Refuge from revolutionary rage

Outsize TV screens were showing graphic live footage of the clashes in Cairo’s Tahrir Square, but watching the soaring musical fountains at the foot of Dubai’s Burj Khalifa, the tallest building in the world, one banker confidently dismissed doom and bust scenarios

Despite talk of an Arab revolution, the Gulf’s one-time capital of bling was awash with rumours of hundreds of millions of pounds, dirhams and dinars flooding into local banks. While ATMs and branches were closing in Cairo, they were wide open in Dubai, and wealthy Egyptians (and other investors) were not waiting for a signed agreement on the fate of the Last Pharaoh.

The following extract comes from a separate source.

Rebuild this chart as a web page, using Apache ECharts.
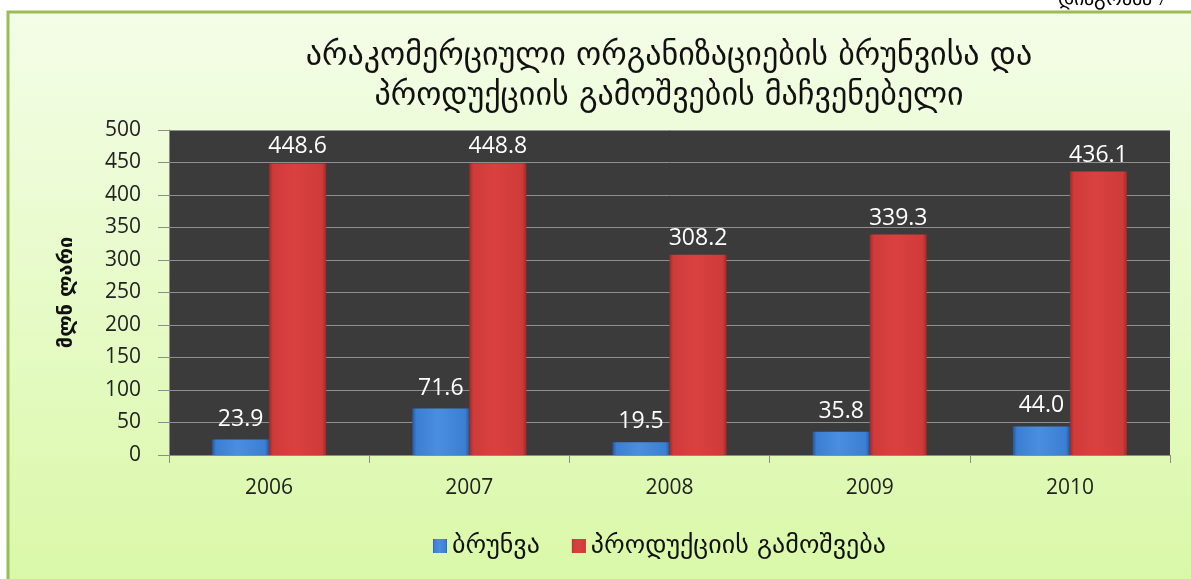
<!DOCTYPE html>
<html><head><meta charset="utf-8">
<script src="https://cdn.jsdelivr.net/npm/echarts@6/dist/echarts.min.js"></script>
<style>html,body{margin:0;padding:0;background:#fff}#c{width:1191px;height:579px}</style>
</head><body><div id="c"></div>
<script>
const categories = ['2006','2007','2008','2009','2010'];
const turnover = [23.9, 71.6, 19.5, 35.8, 44.0];
const production = [448.6, 448.8, 308.2, 339.3, 436.1];
const seriesNames = ['ბრუნვა', 'პროდუქციის გამოშვება'];
const yTicks = {min: 0, max: 500, interval: 50};
const titleLines = ['არაკომერციული ორგანიზაციების ბრუნვისა და', 'პროდუქციის გამოშვების მაჩვენებელი'];
const yName = 'მლნ ლარი';

const geo = '"DejaVu Sans", "Noto Sans", sans-serif';
const num = '"Open Sans", sans-serif';
const chart = echarts.init(document.getElementById('c'), null, {renderer: 'canvas'});
function barGrad(light, mid, dark) {
  return new echarts.graphic.LinearGradient(0, 0, 1, 0, [
    {offset: 0, color: dark}, {offset: 0.07, color: mid}, {offset: 0.45, color: light},
    {offset: 0.93, color: mid}, {offset: 1, color: dark}]);
}
chart.setOption({
  backgroundColor: '#ffffff',
  graphic: [
    {type: 'rect', shape: {x: 8, y: 12, width: 1200, height: 600}, z: -10,
     style: {fill: new echarts.graphic.LinearGradient(0, 0, 0, 1, [
       {offset: 0, color: '#f4fde8'}, {offset: 1, color: '#d8f8a4'}]),
       stroke: '#9bbb59', lineWidth: 3}},
    {type: 'text', left: 1058, top: -10, z: 5,
     style: {text: 'დიაგრამა 7', fontSize: 20, fontFamily: 'serif', fill: '#000'}}
  ],
  title: {
    text: titleLines.join('\n'), left: 664, top: 32, textAlign: 'center',
    textStyle: {fontFamily: geo, fontSize: 32, fontWeight: 'normal', color: '#111', lineHeight: 40}
  },
  legend: {
    data: seriesNames, left: 428, top: 528, itemWidth: 14, itemHeight: 14, itemGap: 32,
    icon: 'rect', textStyle: {fontFamily: geo, fontSize: 26, color: '#111'}
  },
  grid: {left: 169, right: 21, top: 130, bottom: 124, show: true, backgroundColor: '#3b3b3b', borderWidth: 0},
  xAxis: {
    type: 'category', data: categories,
    axisLine: {lineStyle: {color: '#8c8c8c'}},
    axisTick: {show: true, length: 8, lineStyle: {color: '#8c8c8c'}},
    axisLabel: {margin: 23, fontSize: 21, color: '#222', fontFamily: num}
  },
  yAxis: {
    type: 'value', min: yTicks.min, max: yTicks.max, interval: yTicks.interval,
    name: yName, nameLocation: 'middle', nameGap: 92, nameRotate: 90,
    nameTextStyle: {fontFamily: geo, fontSize: 20, fontWeight: 'bold', color: '#111'},
    axisLine: {show: true, lineStyle: {color: '#8c8c8c'}},
    axisTick: {show: true, length: 11, inside: false, lineStyle: {color: '#8c8c8c'}},
    axisLabel: {margin: 28, fontSize: 21, color: '#222', fontFamily: num},
    splitLine: {lineStyle: {color: '#8f8f8f', width: 1}}
  },
  series: [
    {name: seriesNames[0], type: 'bar', data: turnover, barWidth: 57, barGap: '0%',
     itemStyle: {color: barGrad('#4a8ee0', '#3b7fd4', '#23589e')},
     label: {show: true, position: 'top', distance: 9, color: '#fff', fontSize: 23,
             fontFamily: num, formatter: p => p.value.toFixed(1)}},
    {name: seriesNames[1], type: 'bar', data: production, barWidth: 57, barGap: '0%',
     itemStyle: {color: barGrad('#d9413f', '#cf3b39', '#9e2a28')},
     label: {show: true, position: 'top', distance: 5, color: '#fff', fontSize: 23,
             fontFamily: num, formatter: p => p.value.toFixed(1)}}
  ]
});
</script></body></html>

“The money is not going to London or Geneva,” said the banker. “It is coming here. This is how far we have come.”

Dubai’s financial institutions have been the somewhat surprised but happy recipients of panic cash from not only Egypt, but also Pakistan, Algeria, Tunisia, Yemen, Jordan, and even Bahrain. Yet, after its own local crisis 18 months ago, Dubai’s once flamboyant financial sector keeps its successes largely to itself. The schadenfreude that followed the bursting of the property bubble has taught the local population (only about 20% of whom are Emiratis) a degree of circumspection, if not humility.

The city is decidedly quieter, having lost thousands of cars, famously abandoned at airports as their leaseholders fled  jobless back to their own countries. The traffic is positively pleasant compared with the gridlock common at the height of the boom. Even the malls are less busy. But local authorities are not sitting idle: the tangle of concrete motorways across the metropolis is being painted a golden yellow, with decorative plastering picked out in green and red. So much for funding squeezes.

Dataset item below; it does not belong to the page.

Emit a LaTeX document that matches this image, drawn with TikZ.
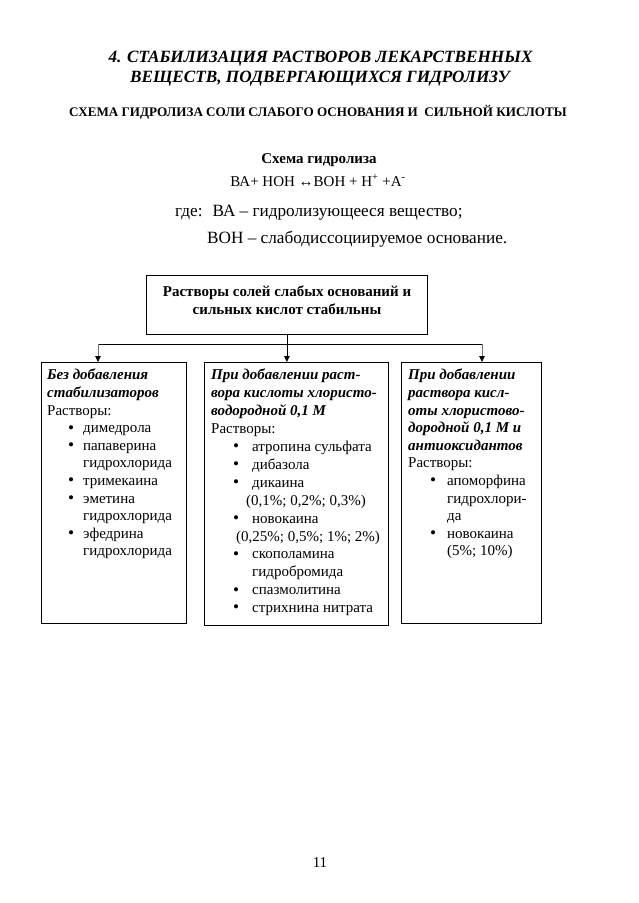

Dubai has clearly bounced back from its days of debt, default and downgrades, when, according to a Moody’s report, the emirate’s $80bn of outstanding corporate and government debt nearly overtook its $82bn GDP. Although it may never regain the heady atmosphere of its gold rush days, strong flows of business and investment, significant deals, and substantial planning are taking place. Wealth managers that tap the global expat community working there report a better type of business, and a more discerning client.

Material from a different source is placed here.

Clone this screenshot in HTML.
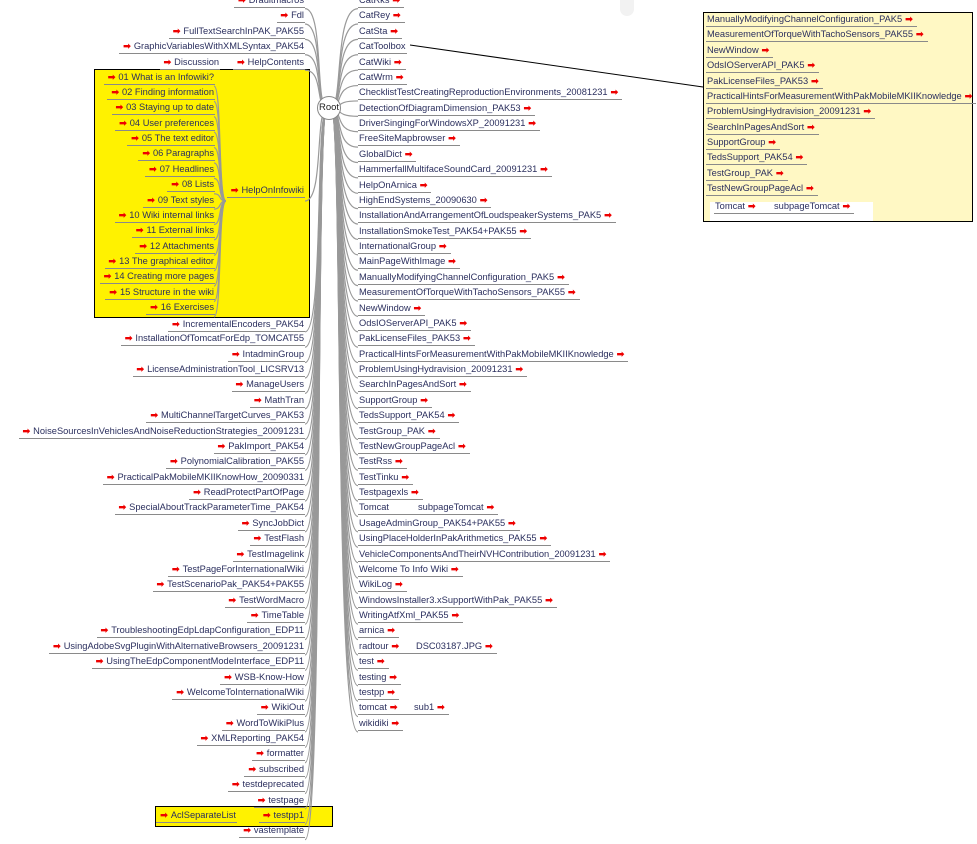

Uncertainties remain, but the financial, regulatory, social and operational infrastructure has improved. Some modest post-crisis bets by Dubai’s sovereign wealth funds have paid off. Local banks are extending their franchises regionally, and recruitment is once again picking up. A flurry of fund launches is meeting renewed local demand.

A recent study of the mutual fund industry, sponsored by local financial authorities and undertaken by PricewaterhouseCoopers, shows fund assets in the Gulf rose 9% ($2.3bn) in the first half of last year, but remained below 2007’s peak levels. Saudi Arabia remains the region’s largest market, and is increasingly likely to use its weight in the region.

In 2009, Dubai was effectively reminded by Abu Dhabi, the wealthiest member of the UAE with more than 85% of the federation’s total oil output, to align its social and perhaps political outlook more closely with traditional values. It has publicly – not least with the renaming of the towering Burj Khalifa – complied.

But as unrest sweeps across North Africa down to the Gulf, Dubai’s pioneering openness to outside influences looks prescient. Democratic it is not, but it has proved responsive to financial turmoil, which recent history proves can be almost as disruptive as political upheaval. In the region, Dubai is considered a safe haven for people and assets. There is a swelling tide of both through its airports, malls and offices. That confers a certain status, but also a growing burden of responsibility.